By attacking Venezuela, seizing its president, and promising to “run” the country indefinitely—all without any congressional or United Nations authorisation—US President Donald Trump may well have shredded what little is left of international norms and opened the way to new acts of aggression from US rivals China and Russia on the world stage, some experts say.
In return, Trump probably achieved little in the way of stopping narcotics flows into the United States, even as he asserts what he calls the “Trump corollary” to the Monroe Doctrine in his new National Security Strategy, which aims “to restore American preeminence in the Western Hemisphere.”
While it’s true that much of the world and, by most accounts, a majority of Venezuelans did not see President Nicolás Maduro as legitimate—and Maduro has been indicted in the United States on charges of being a drug trafficker—Trump has now set a potentially devastating precedent, some critics and experts say. Beijing and Moscow could decide to act in similar fashion against regional leaders whom they deem to be threats—especially in Ukraine and Taiwan—all without worrying about the legitimacy of such actions.
“If the United States asserts the right to use military force to invade and capture foreign leaders it accuses of criminal conduct, what prevents China from claiming the same authority over Taiwan’s leadership?” Democratic US Sen.
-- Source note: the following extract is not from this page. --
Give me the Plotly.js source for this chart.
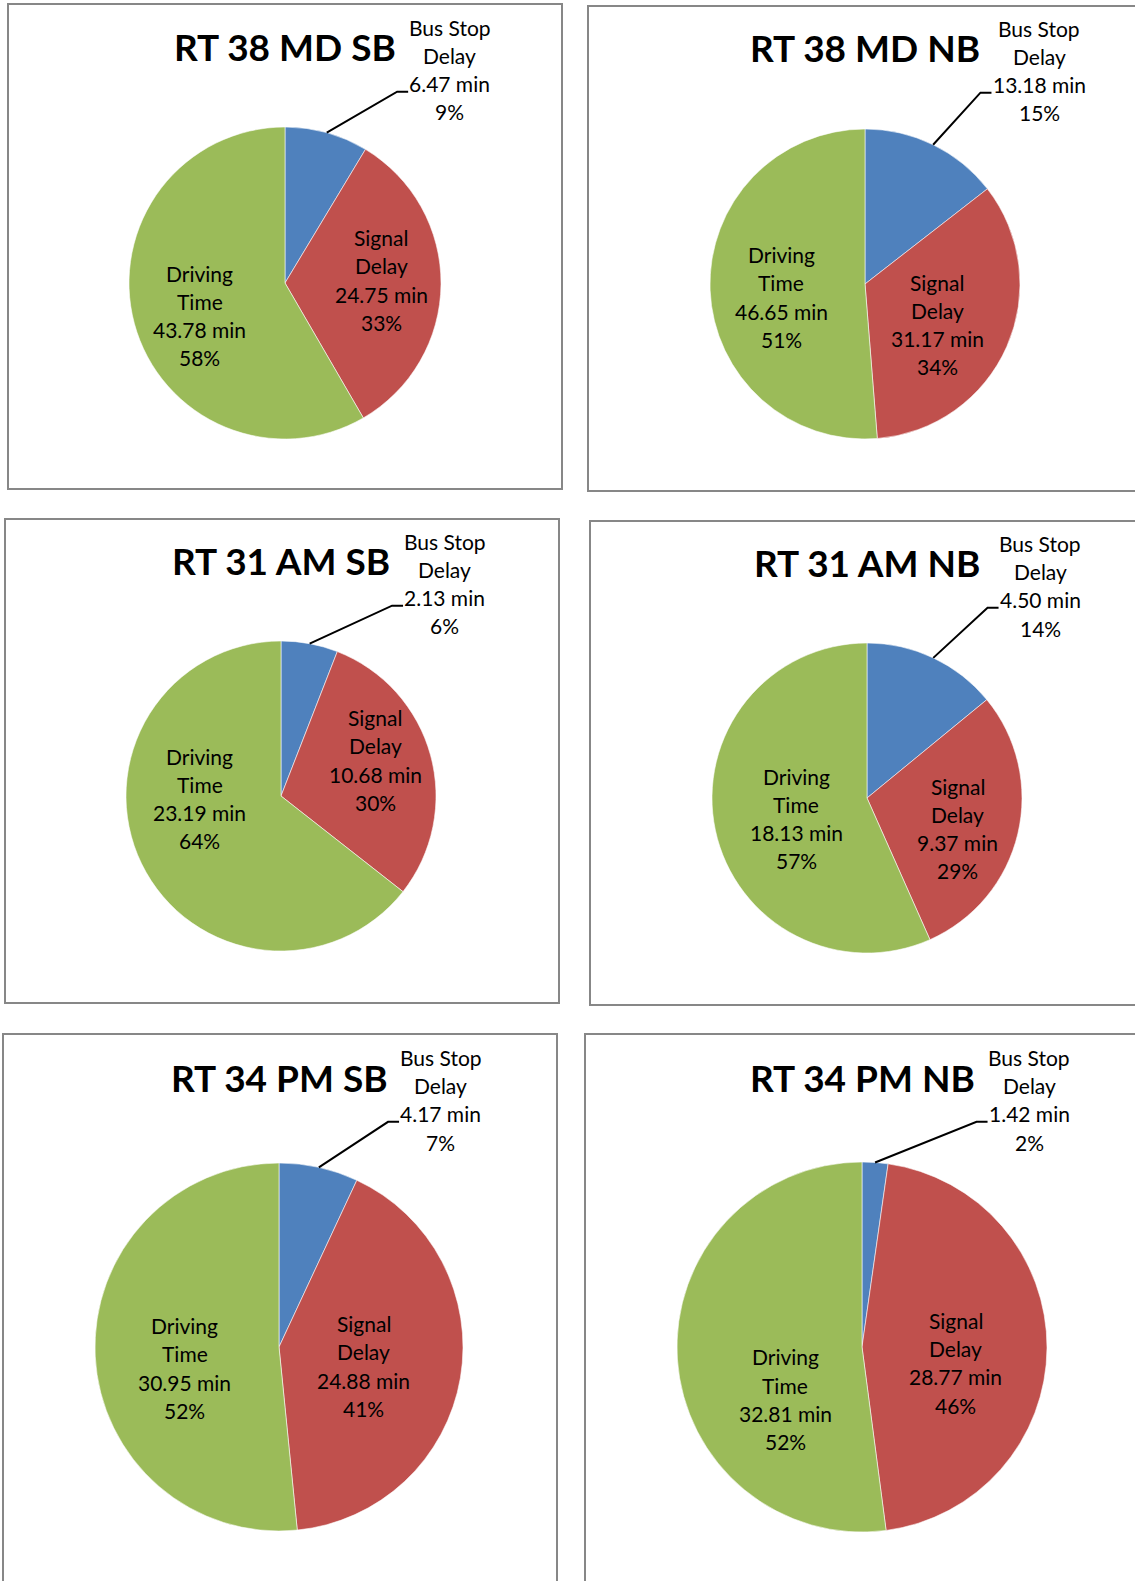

Mark Warner, the vice chairman of the Senate Select Committee on Intelligence, said in a statement. “What stops Russian President Vladimir Putin from asserting a similar justification to abduct Ukraine’s president? Once this line is crossed, the rules that restrain global chaos begin to collapse, and authoritarian regimes will be the first to exploit it.”
At a news conference on Saturday announcing what he called “one of the most stunning, effective, and powerful displays of American military might and competence in American history,” Trump made clear that his goal was regime change—and even long-term US occupation. This in spite of the administration’s repeated denials that this was his goal; Trump ran for president in 2024 on a platform of avoiding such interventions.
“We’re going to run the country until such time as we can do a safe, proper, and judicious transition,” Trump said, and he did not deny suggestions from reporters that this could require years. In a haunting echo of similar claims made more than two decades ago before the US invasion of another oil-rich nation, Iraq, Trump said that any US costs would be reimbursed by “money coming out of the ground”—in other words, Venezuelan oil. “We’re going to be taking a tremendous amount of wealth out of the ground,” Trump added.
“We can’t take a chance that somebody else takes over Venezuela,” the US president said. He said that US oil companies would now be sent in to fix things and restore “American property” that he contends was confiscated, as well as “make the people of Venezuela rich, independent and safe.”
Asked if the occupation would involve US troops, Trump said, “we’re not afraid of boots on the ground if we have to.” In other remarks Saturday, the president also suggested that he could soon move militarily against Mexico and Colombia—telling reporters that Colombian President Gustavo Petro has to “watch his ass.”
Speaking to Fox News, Trump said that despite his good relations with Mexican President Claudia Sheinbaum, “She’s not running Mexico. The cartels are running Mexico,” adding that “something’s gonna have to be done with Mexico.”
It is noteworthy that more than two decades ago, President George W. Bush’s invasion and occupation of Iraq was seen as a huge blow to the legitimacy of international law; indeed, Putin has cited it as a justification for Russia’s invasion of Ukraine. Yet even in that case, the Bush administration sought UN Security Council authorisation, while Trump and his team have not bothered to do so.